Во время занятия Амариллис сидела с отстраненным выражением лица, как будто наблюдала за школьной театральной постановкой, а не участвовала в лечении собственной дочери.
Даже когда Сэффрон попросили зачитать длинный список бывших любовников матери и рассказать о том чувстве незащищенности, которое не покидало ее в детстве, Амариллис не обратила на это никакого внимания. Сэффрон было приятно, что мать приехала к ней, но еще лучше ей стало, когда та убралась восвояси. Казалось, Амариллис не понимала, почему ее дочери потребовалось лечение, и смотрела на все происходящее как на потворство чьим-то капризам.
— Когда тебе здесь надоест, — без особого энтузиазма сказала мать на прощание, — ты всегда можешь приехать к нам, в гостиницу. Виктор будет рад, если ты поможешь. Ему очень сложно управлять всем персоналом.
— Амариллис, я, наверное, вернусь в Лондон, — ответила ей Сэффрон. — Спасибо за предложение.
— Пожалуй, так будет лучше для всех нас, — согласилась Амариллис. — Если честно, я не уверена, что в гостинице дела пойдут как надо, — она со значением посмотрела в сторону Виктора. — Это не может продолжаться вечно…
— У тебя все в порядке? То есть с Лорканом, его воспитанием и так далее…
— Я жду удобного случая. Нельзя быть такой разборчивой, когда тебе уже почти сорок.

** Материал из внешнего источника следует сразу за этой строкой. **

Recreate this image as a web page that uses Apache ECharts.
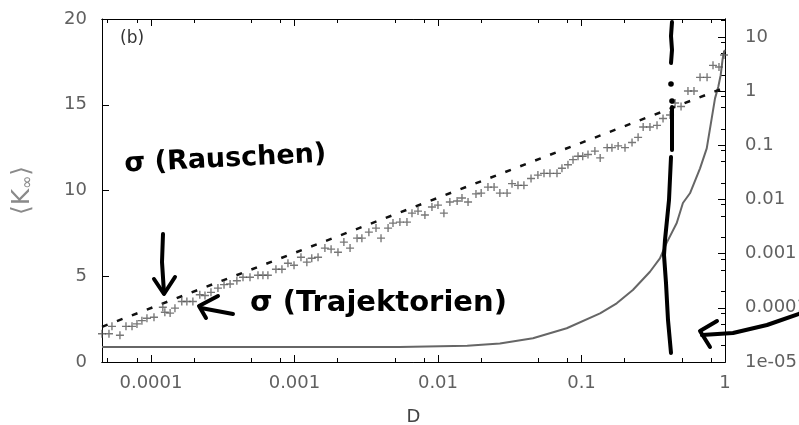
<!DOCTYPE html>
<html>
<head>
<meta charset="utf-8">
<script src="https://cdn.jsdelivr.net/npm/echarts@6/dist/echarts.min.js"></script>
<style>
  html, body { margin: 0; padding: 0; background: #fff; }
  #main { width: 799px; height: 425px; }
</style>
</head>
<body>
<div id="main"></div>
<script>
// x positions (D) of the "+" points and their <K_inf> values
var plusD = [4.56e-5, 5.10e-5, 5.35e-5, 6.08e-5, 6.70e-5, 7.38e-5, 7.99e-5, 8.65e-5, 9.38e-5, 1.05e-4,
  1.21e-4, 1.25e-4, 1.36e-4, 1.47e-4, 1.64e-4, 1.78e-4, 1.96e-4, 2.19e-4, 2.38e-4, 2.62e-4,
  2.93e-4, 3.23e-4, 3.56e-4, 3.97e-4, 4.38e-4, 4.90e-4, 5.57e-4, 6.03e-4, 6.53e-4, 7.43e-4,
  8.18e-4, 9.01e-4, 9.93e-4, 1.11e-3, 1.22e-3, 1.32e-3, 1.46e-3, 1.63e-3, 1.80e-3, 2.01e-3,
  2.21e-3, 2.44e-3, 2.73e-3, 2.95e-3, 3.30e-3, 3.70e-3, 4.01e-3, 4.49e-3, 4.86e-3, 5.43e-3,
  6.08e-3, 6.59e-3, 7.26e-3, 8.11e-3, 9.08e-3, 1.00e-2, 1.10e-2, 1.21e-2, 1.36e-2, 1.47e-2,
  1.62e-2, 1.84e-2, 2.00e-2, 2.23e-2, 2.46e-2, 2.70e-2, 3.03e-2, 3.28e-2, 3.61e-2, 3.97e-2,
  4.45e-2, 4.97e-2, 5.48e-2, 6.03e-2, 6.75e-2, 7.31e-2, 8.05e-2, 8.73e-2, 9.46e-2, 0.102,
  0.111, 0.124, 0.135, 0.151, 0.163, 0.180, 0.201, 0.225, 0.248, 0.269,
  0.300, 0.336, 0.370, 0.414, 0.449, 0.494, 0.552, 0.608, 0.670, 0.750,
  0.825, 0.908, 0.984];
var plusK = [1.65, 1.65, 2.08, 1.56, 2.08, 2.08, 2.22, 2.41, 2.55, 2.61,
  3.19, 2.90, 2.85, 3.14, 3.53, 3.53, 3.53, 3.92, 3.88, 4.06,
  4.31, 4.51, 4.55, 4.74, 4.94, 4.94, 5.06, 5.06, 5.06, 5.41,
  5.41, 5.76, 5.64, 6.11, 5.82, 6.05, 6.11, 6.64, 6.58, 6.40,
  6.99, 6.64, 7.22, 7.22, 7.57, 7.81, 7.22, 7.81, 8.10, 8.16,
  8.16, 8.68, 8.80, 8.57, 9.04, 9.15, 8.68, 9.33, 9.39, 9.56,
  9.33, 9.80, 9.85, 10.2, 10.2, 9.85, 9.85, 10.4, 10.3, 10.3,
  10.7, 10.9, 11.0, 11.0, 11.0, 11.3, 11.5, 11.8, 12.0, 12.0,
  12.1, 12.3, 11.9, 12.5, 12.5, 12.6, 12.5, 12.8, 13.1, 13.7,
  13.7, 13.8, 14.2, 14.4, 15.1, 14.9, 15.8, 15.8, 16.6, 16.6,
  17.3, 17.2, 17.9];

// dashed line (left axis)
var dashD = [4.56e-5, 1];
var dashK = [2.05, 16.0];

// solid grey curve (right log axis)
var curveD = [4.56e-5, 2.2e-4, 1.1e-3, 5.4e-3, 0.016, 0.027, 0.0459, 0.0789, 0.1347, 0.176,
  0.228, 0.300, 0.352, 0.392, 0.461, 0.509, 0.570, 0.670, 0.746, 0.808,
  0.852, 0.898, 0.933, 0.964, 0.984, 1.0];
var curveV = [1.9e-5, 1.9e-5, 1.9e-5, 1.9e-5, 2.0e-5, 2.2e-5, 2.74e-5, 4.19e-5, 7.9e-5, 1.21e-4,
  2.13e-4, 4.63e-4, 8.2e-4, 1.58e-3, 3.67e-3, 8.6e-3, 0.013, 0.0375, 0.0877, 0.313,
  0.733, 1.2, 1.97, 4.0, 5.3, 5.7];

// ticks
var xMajor = [1e-4, 1e-3, 1e-2, 0.1, 1];
var xMajorLabels = ['0.0001', '0.001', '0.01', '0.1', '1'];
var xMinor = [5e-5, 8e-5, 2e-4, 5e-4, 8e-4, 2e-3, 5e-3, 8e-3, 0.02, 0.05, 0.08, 0.2, 0.5, 0.8];
var y2Major = [1e-5, 1e-4, 1e-3, 1e-2, 0.1, 1, 10];
var y2MajorLabels = ['1e-05', '0.0001', '0.001', '0.01', '0.1', '1', '10'];
var y2Minor = [2e-5, 5e-5, 8e-5, 2e-4, 5e-4, 8e-4, 2e-3, 5e-3, 8e-3, 0.02, 0.05, 0.08,
  0.2, 0.5, 0.8, 2, 5, 8, 20];

var xMin = 4.56e-5, xMax = 1;
var y2Min = 1e-5, y2Max = 21.4;

function pick(vals, labels, v) {
  var best = 0;
  for (var i = 0; i < vals.length; i++) {
    if (Math.abs(Math.log10(vals[i]) - Math.log10(v)) < Math.abs(Math.log10(vals[best]) - Math.log10(v))) best = i;
  }
  return labels[best];
}

var labelFont = { fontFamily: 'DejaVu Sans', fontSize: 18, color: '#606060' };
var lineBlack = { color: '#000', width: 1 };

function xAx(pos, ticks, len, labels) {
  return {
    type: 'log', logBase: 10, min: xMin, max: xMax, position: pos,
    axisLine: { show: true, lineStyle: lineBlack },
    axisTick: { show: true, inside: true, length: len, customValues: ticks, lineStyle: lineBlack },
    axisLabel: labels ? Object.assign({
      show: true, margin: 12, customValues: xMajor,
      formatter: function (v) { return pick(xMajor, xMajorLabels, v); }
    }, labelFont) : { show: false },
    splitLine: { show: false }, minorTick: { show: false }
  };
}
function y2Ax(ticks, len, labels) {
  return {
    type: 'log', logBase: 10, min: y2Min, max: y2Max, position: 'right',
    axisLine: { show: true, lineStyle: lineBlack },
    axisTick: { show: true, inside: true, length: len, customValues: ticks, lineStyle: lineBlack },
    axisLabel: labels ? Object.assign({
      show: true, margin: 20, customValues: y2Major,
      formatter: function (v) { return pick(y2Major, y2MajorLabels, v); }
    }, labelFont) : { show: false },
    splitLine: { show: false }, minorTick: { show: false }
  };
}

function pairs(a, b) {
  var out = [];
  for (var i = 0; i < a.length; i++) out.push([a[i], b[i]]);
  return out;
}

var hand = { stroke: '#000', lineWidth: 4, fill: null, lineCap: 'round', lineJoin: 'round' };

var myChart = echarts.init(document.getElementById('main'));
var xBottom = xAx('bottom', xMajor, 7, true);
xBottom.name = 'D';
xBottom.nameLocation = 'middle';
xBottom.nameGap = 46;
xBottom.nameTextStyle = { fontFamily: 'DejaVu Sans', fontSize: 18, color: '#444' };

myChart.setOption({
  animation: false,
  backgroundColor: '#fff',
  grid: { left: 102, right: 74, top: 19, bottom: 63, outerBoundsMode: 'none', containLabel: false },
  xAxis: [
    xBottom,
    xAx('bottom', xMinor, 4, false),
    xAx('top', xMajor, 7, false),
    xAx('top', xMinor, 4, false)
  ],
  yAxis: [
    {
      type: 'value', min: 0, max: 20, interval: 5, position: 'left',
      name: '⟨K{s|∞}⟩', nameLocation: 'middle', nameGap: 66, nameRotate: 90,
      nameTextStyle: {
        fontFamily: 'DejaVu Sans', fontSize: 25, color: '#8a8a8a',
        rich: { s: { fontFamily: 'DejaVu Sans', fontSize: 16, color: '#8a8a8a', padding: [12, 0, 0, 0] } }
      },
      axisLine: { show: true, lineStyle: lineBlack },
      axisTick: { show: true, inside: true, length: 7, lineStyle: lineBlack },
      axisLabel: Object.assign({ margin: 15 }, labelFont),
      splitLine: { show: false }
    },
    y2Ax(y2Major, 7, true),
    y2Ax(y2Minor, 4, false)
  ],
  series: [
    {
      type: 'line', name: 'curve', xAxisIndex: 0, yAxisIndex: 1,
      data: pairs(curveD, curveV), showSymbol: false, symbol: 'none',
      lineStyle: { color: '#666', width: 2 }, z: 2
    },
    {
      type: 'line', name: 'dash', xAxisIndex: 0, yAxisIndex: 0,
      data: pairs(dashD, dashK), symbol: 'none',
      lineStyle: { color: '#111', width: 2.5, type: [6, 10] }, z: 3
    },
    {
      type: 'scatter', name: 'plus', xAxisIndex: 0, yAxisIndex: 0,
      data: pairs(plusD, plusK),
      symbol: 'path://M-1,-0.17H-0.17V-1H0.17V-0.17H1V0.17H0.17V1H-0.17V0.17H-1Z',
      symbolSize: 8, itemStyle: { color: '#555' }, z: 4
    }
  ],
  graphic: [
    { type: 'text', z: 50, style: { text: '(b)', x: 120, y: 30, font: '17px "DejaVu Sans"', fill: '#333' } },
    // handwritten notes
    { type: 'text', z: 60, rotation: 0.05, x: 125, y: 178,
      style: { text: 'σ (Rauschen)', x: 0, y: 0, textVerticalAlign: 'bottom', font: 'bold 27px "DejaVu Sans"', fill: '#000' } },
    { type: 'text', z: 60, x: 250, y: 318,
      style: { text: 'σ (Trajektorien)', x: 0, y: 0, textVerticalAlign: 'bottom', font: 'bold 29px "DejaVu Sans"', fill: '#000' } },
    { type: 'polyline', z: 60, shape: { points: [[672, 22], [671, 36], [672, 50], [671, 63]] }, style: hand },
    { type: 'circle', z: 60, shape: { cx: 671, cy: 84, r: 2.8 }, style: { fill: '#000' } },
    { type: 'circle', z: 60, shape: { cx: 672, cy: 101, r: 2.8 }, style: { fill: '#000' } },
    { type: 'polyline', z: 60, shape: { points: [[672, 107], [672, 130], [672, 150]] }, style: hand },
    { type: 'polyline', z: 60, shape: { points: [[671, 157], [669, 200], [665, 240], [664, 255], [666, 283], [668, 320], [671, 353]] }, style: hand },
    { type: 'polyline', z: 60, shape: { points: [[163, 234], [162, 262], [164, 293]] }, style: hand },
    { type: 'polyline', z: 60, shape: { points: [[154, 279], [164, 294], [175, 277]] }, style: hand },
    { type: 'polyline', z: 60, shape: { points: [[218, 296], [199, 306], [206, 318]] }, style: hand },
    { type: 'polyline', z: 60, shape: { points: [[201, 308], [233, 314]] }, style: hand },
    { type: 'polyline', z: 60, shape: { points: [[717, 321], [700, 331], [710, 347]] }, style: hand },
    { type: 'polyline', z: 60, shape: { points: [[702, 335], [733, 333], [767, 325], [799, 314]] }, style: hand }
  ]
});
</script>
</body>
</html>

Глава 13. Декабрь 1979 года
Изрядно осунувшийся за последние три месяца Дерек Меррет шел в гости к дочери в ее новую квартиру. В доме не было лифта, поэтому ему пришлось на руках поднимать ее коробки с записями Кейт Буш и «АББы», магнитофон и колонки к нему, ящик с консервированными фруктами из сада в Доркинге, шоколадный торт и бутылку «Тио Пепе», которая служила подарком на новоселье.